====== SOURCE MATERIAL ======

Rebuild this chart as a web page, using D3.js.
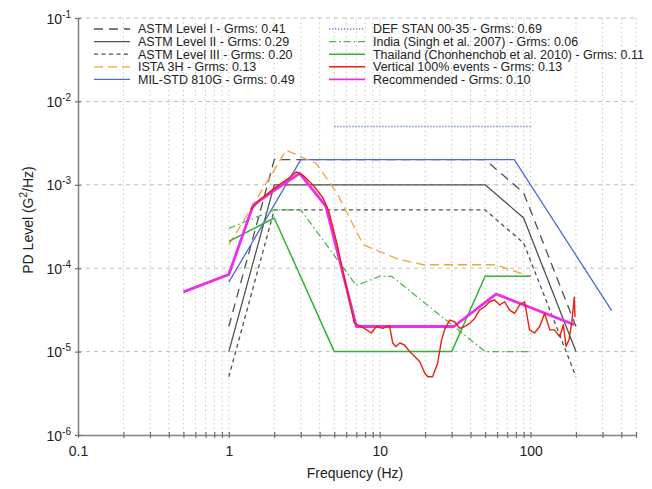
<!DOCTYPE html>
<html>
<head>
<meta charset="utf-8">
<script src="https://cdn.jsdelivr.net/npm/d3@7"></script>
<style>
  body { margin: 0; background: #fff; }
  svg { display: block; font-family: "Liberation Sans", Arial, Helvetica, sans-serif; }
</style>
</head>
<body>
<svg id="chart"></svg>
<script>
// series as [frequency Hz, PSD g^2/Hz]
var astmLevel1 = [[1, 2e-5], [2, 2e-3], [50, 2e-3], [90, 8e-4], [200, 2e-5]];
var astmLevel2 = [[1, 1e-5], [2, 1e-3], [50, 1e-3], [90, 4e-4], [200, 1e-5]];
var astmLevel3 = [[1, 5e-6], [2, 5e-4], [50, 5e-4], [90, 2e-4], [200, 5e-6]];
var ista3h = [[1, 1.9e-4], [2.4, 2.6e-3], [3.8, 1.8e-3], [5.2, 8e-4], [7.8, 1.9e-4], [13.5, 1.27e-4], [19.4, 1.1e-4], [59, 1.1e-4], [100, 7.9e-5]];
var milStd = [[1, 6.8e-5], [3, 2e-3], [78, 2e-3], [345, 3.1e-5]];
var defStan = [[5, 5e-3], [100, 5e-3]];
var india = [[1, 3e-4], [2, 5e-4], [3, 5e-4], [7, 6.2e-5], [10, 8e-5], [12, 8e-5], [50, 1e-5], [100, 1e-5]];
var thailand = [[1, 2.1e-4], [2, 4e-4], [5, 1e-5], [30, 1e-5], [50, 8e-5], [100, 8e-5]];
var vertical100 = [[1.4, 5e-4], [1.6, 6.6e-4], [2.07, 9.5e-4], [2.5, 1.2e-3], [2.8, 1.43e-3], [3.1, 1.3e-3], [3.6, 1.0e-3], [4.2, 7e-4], [4.6, 4.8e-4], [5.2, 2e-4], [6, 6e-5], [6.8, 2.2e-5],
  [7.5, 2e-5], [8.2, 1.82e-5], [8.8, 1.67e-5], [9.5, 2e-5], [10.5, 1.9e-5], [11.6, 2.05e-5], [12.2, 1.27e-5], [12.8, 1.15e-5], [13.6, 1.27e-5], [14.6, 1.2e-5],
  [15.8, 1e-5], [17.1, 8.7e-6], [18.4, 7.6e-6], [19.9, 5.5e-6], [20.8, 5e-6], [22.4, 5e-6], [24.2, 7.2e-6], [25.7, 1.38e-5], [26.9, 1.82e-5], [29.1, 2.39e-5],
  [31.4, 2.28e-5], [33.9, 1.9e-5], [36.6, 2e-5], [39.5, 2.18e-5], [42.6, 2.5e-5], [45.9, 3.15e-5], [49.6, 3.45e-5], [53.5, 3.96e-5], [57.8, 4.16e-5],
  [62.4, 3.62e-5], [67.3, 3.96e-5], [72.6, 3.15e-5], [78.4, 2.88e-5], [84.6, 3.62e-5], [91.3, 3.96e-5], [98.5, 1.82e-5], [106, 1.67e-5], [115, 2e-5],
  [124, 2.88e-5], [134, 1.82e-5], [144, 1.82e-5], [156, 1.51e-5], [165, 2.1e-5], [172, 1.15e-5], [180, 1.4e-5], [188, 2.3e-5], [195, 4.5e-5], [197, 2.6e-5]];
var recommended = [[0.5, 5.2e-5], [1, 8.4e-5], [1.45, 5.7e-4], [2, 8.6e-4], [2.95, 1.37e-3], [4.4, 5.5e-4], [7, 2e-5], [31, 2e-5], [59, 4.9e-5], [195, 2.1e-5]];

var legendLeft = ["ASTM Level I - Grms: 0.41", "ASTM Level II - Grms: 0.29", "ASTM Level III - Grms: 0.20", "ISTA 3H - Grms: 0.13", "MIL-STD 810G - Grms: 0.49"];
var legendRight = ["DEF STAN 00-35 - Grms: 0.69", "India (Singh et al. 2007) - Grms: 0.06", "Thailand (Chonhenchob et al. 2010) - Grms: 0.11", "Vertical 100% events - Grms: 0.13", "Recommended - Grms: 0.10"];

var xTicks = [0.1, 1, 10, 100];
var xTickLabels = ["0.1", "1", "10", "100"];
var yTicks = [1e-1, 1e-2, 1e-3, 1e-4, 1e-5, 1e-6];
var yTickExps = ["-1", "-2", "-3", "-4", "-5", "-6"];

var width = 652, height = 489;
var plotL = 78, plotR = 636, plotT = 18, plotB = 435;

var svg = d3.select("#chart").attr("width", width).attr("height", height);

var x = d3.scaleLog().domain([0.1, 500]).range([plotL, plotR]);
var y = d3.scaleLog().domain([1e-6, 1e-1]).range([plotB, plotT]);

// grid: dotted verticals at every decade step, dashed horizontals at decades
var minorX = [];
[0.1, 1, 10, 100].forEach(function (d) {
  for (var k = 1; k < 10; k++) { if (d * k <= 500) minorX.push(d * k); }
});

svg.append("g").selectAll("line").data(minorX.filter(function (d) { return d > 0.1; }))
  .enter().append("line")
  .attr("x1", function (d) { return x(d); }).attr("x2", function (d) { return x(d); })
  .attr("y1", plotT).attr("y2", plotB)
  .attr("stroke", "#c8c8c8").attr("stroke-width", 1).attr("stroke-dasharray", "1.5,3");

svg.append("g").selectAll("line").data(yTicks.filter(function (d) { return d > 1e-6; }))
  .enter().append("line")
  .attr("x1", plotL).attr("x2", plotR)
  .attr("y1", function (d) { return y(d); }).attr("y2", function (d) { return y(d); })
  .attr("stroke", "#bdbdbd").attr("stroke-width", 1).attr("stroke-dasharray", "4,4");

// axes
var xAxis = d3.axisBottom(x).tickValues(minorX).tickSize(0)
  .tickFormat(function (d) { var i = xTicks.indexOf(d); return i < 0 ? "" : xTickLabels[i]; });
var gx = svg.append("g").attr("transform", "translate(0," + plotB + ")").call(xAxis);
gx.select(".domain").attr("stroke", "#808080").attr("stroke-width", 1.5);
gx.selectAll(".tick line").attr("y1", -3).attr("y2", 3).attr("stroke", "#707070").attr("stroke-width", 1.2);
gx.selectAll(".tick text").attr("dy", 0).attr("y", 21).attr("font-size", 14).attr("fill", "#222");

var yAxis = d3.axisLeft(y).tickValues(yTicks).tickSize(0).tickFormat("");
var gy = svg.append("g").attr("transform", "translate(" + plotL + ",0)").call(yAxis);
gy.select(".domain").attr("stroke", "#808080").attr("stroke-width", 1.5);
gy.selectAll(".tick line").attr("x1", -3).attr("x2", 3).attr("stroke", "#707070").attr("stroke-width", 1.2);
gy.selectAll(".tick").each(function (d, i) {
  var t = d3.select(this).append("text").attr("x", -7).attr("y", 5)
    .attr("text-anchor", "end").attr("fill", "#222").attr("font-size", 14);
  t.append("tspan").text("10");
  t.append("tspan").attr("dy", -6).attr("font-size", 10).text(yTickExps[i]);
});

svg.append("text").attr("x", (plotL + plotR) / 2 - 2).attr("y", 478)
  .attr("text-anchor", "middle").attr("font-size", 14).attr("fill", "#222").text("Frequency (Hz)");

var yt = svg.append("text").attr("transform", "translate(33,220) rotate(-90)")
  .attr("text-anchor", "middle").attr("font-size", 14).attr("fill", "#222");
yt.append("tspan").text("PD Level (G");
yt.append("tspan").attr("dy", -6).attr("font-size", 10).text("2");
yt.append("tspan").attr("dy", 6).text("/Hz)");

// series styles
var series = [
  { data: astmLevel1, color: "#505050", w: 1.3, dash: "9,6" },
  { data: astmLevel2, color: "#505050", w: 1.3, dash: null },
  { data: astmLevel3, color: "#505050", w: 1.3, dash: "4,3.5" },
  { data: ista3h, color: "#eda53a", w: 1.3, dash: "9,5" },
  { data: milStd, color: "#4f6bd6", w: 1.3, dash: null },
  { data: defStan, color: "#6f7fe0", w: 1.6, dash: "1.3,1.7" },
  { data: india, color: "#4cb84c", w: 1.3, dash: "7,3,1.5,3" },
  { data: thailand, color: "#2fb52f", w: 1.5, dash: null },
  { data: vertical100, color: "#e8200e", w: 1.4, dash: null },
  { data: recommended, color: "#f02ce8", w: 2.8, dash: null }
];

var line = d3.line().x(function (d) { return x(d[0]); }).y(function (d) { return y(d[1]); });

var draw = [0, 1, 2, 4, 5, 3, 6, 7, 9, 8];
draw.forEach(function (i) {
  var s = series[i];
  svg.append("path").datum(s.data).attr("d", line)
    .attr("fill", "none").attr("stroke", s.color).attr("stroke-width", s.w)
    .attr("stroke-dasharray", s.dash).attr("stroke-linejoin", "round");
});

// legend (text in the original is a little wider than Liberation Sans)
function legendColumn(labels, styles, lx, tx) {
  labels.forEach(function (label, i) {
    var s = styles[i], ly = 29 + i * 12.6;
    svg.append("line").attr("x1", lx).attr("x2", lx + 36).attr("y1", ly).attr("y2", ly)
      .attr("stroke", s.color).attr("stroke-width", Math.min(s.w, 1.6)).attr("stroke-dasharray", s.dash);
    svg.append("text").attr("transform", "translate(" + tx + "," + (ly + 4.3) + ") scale(1.04,1)")
      .attr("font-size", 12).attr("fill", "#222").text(label);
  });
}
legendColumn(legendLeft, series.slice(0, 5), 94, 138);
legendColumn(legendRight, series.slice(5), 329, 373);
</script>
</body>
</html>
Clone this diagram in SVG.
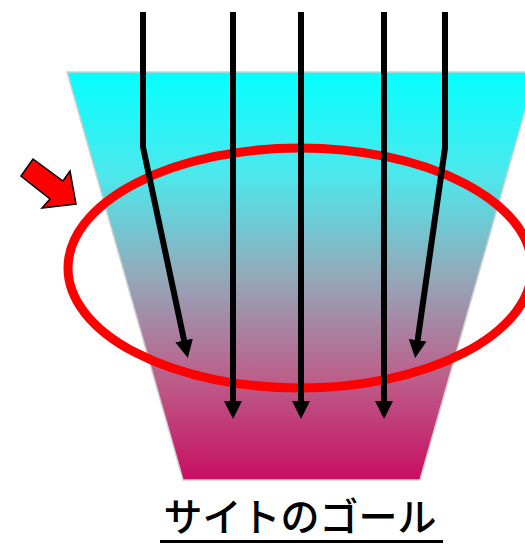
<svg xmlns="http://www.w3.org/2000/svg" width="525" height="544" viewBox="0 0 525 544">
  <defs>
    <linearGradient id="funnelGrad" x1="0" y1="72" x2="0" y2="480" gradientUnits="userSpaceOnUse">
      <stop offset="0" stop-color="#05FFFF"/>
      <stop offset="0.25" stop-color="#4DE8EC"/>
      <stop offset="0.5" stop-color="#93A9BA"/>
      <stop offset="0.75" stop-color="#BC5F8A"/>
      <stop offset="1" stop-color="#C80E62"/>
    </linearGradient>
    <marker id="head" viewBox="0 -9 18 18" refX="1" refY="0" markerWidth="18" markerHeight="18" markerUnits="userSpaceOnUse" orient="auto">
      <path d="M0,-9 L18,0 L0,9 z" fill="#000"/>
    </marker>
  </defs>
  <style>
    .flow { fill: none; stroke: #000; stroke-width: 6; stroke-linejoin: miter; marker-end: url(#head); }
    .label { font-family: "Noto Sans CJK JP", "Noto Sans", sans-serif; font-size: 39px; font-weight: 500; fill: #000; }
  </style>

  <g id="funnel">
    <polygon points="67,72 536,72 420,480 183,480" fill="url(#funnelGrad)" stroke="#D0D0D0" stroke-width="1.5"/>
  </g>

  <g id="focus-ellipse">
    <ellipse cx="300" cy="268" rx="232" ry="120" fill="none" stroke="#FF0000" stroke-width="9"/>
  </g>

  <g id="pointer-arrow">
    <polygon points="21,176 33,159 63,181 70,171 76,204 42,208 50,199" fill="#FF0000" stroke="#000" stroke-width="1.5" stroke-linejoin="miter"/>
  </g>

  <g id="connectors">
    <polyline class="flow" points="143,12 143,147 184.3,341.4"/>
    <polyline class="flow" points="233,12 233,402"/>
    <polyline class="flow" points="301,12 301,402"/>
    <polyline class="flow" points="384,12 384,402"/>
    <polyline class="flow" points="445,12 445,148 417.5,341.2"/>
  </g>

  <g id="goal-label">
    <text class="label" x="300" y="531" text-anchor="middle">サイトのゴール</text>
    <line x1="160" y1="541.5" x2="443" y2="541.5" stroke="#000" stroke-width="3"/>
  </g>
</svg>
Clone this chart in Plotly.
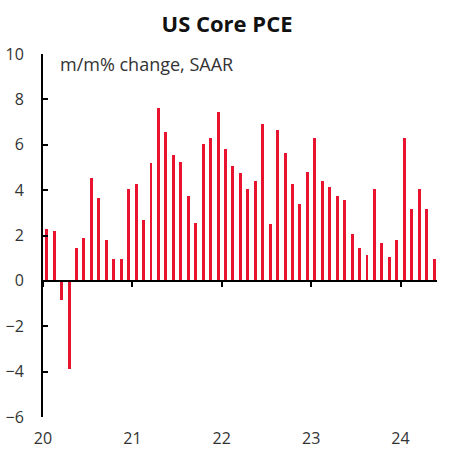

======

• **WORK TO DO**: Copy every line of the data that holds the string "Clone".

• **RESPONSE TO THE EXERCISE**:
Clone this diagram in SVG.
Clone this chart in Plotly.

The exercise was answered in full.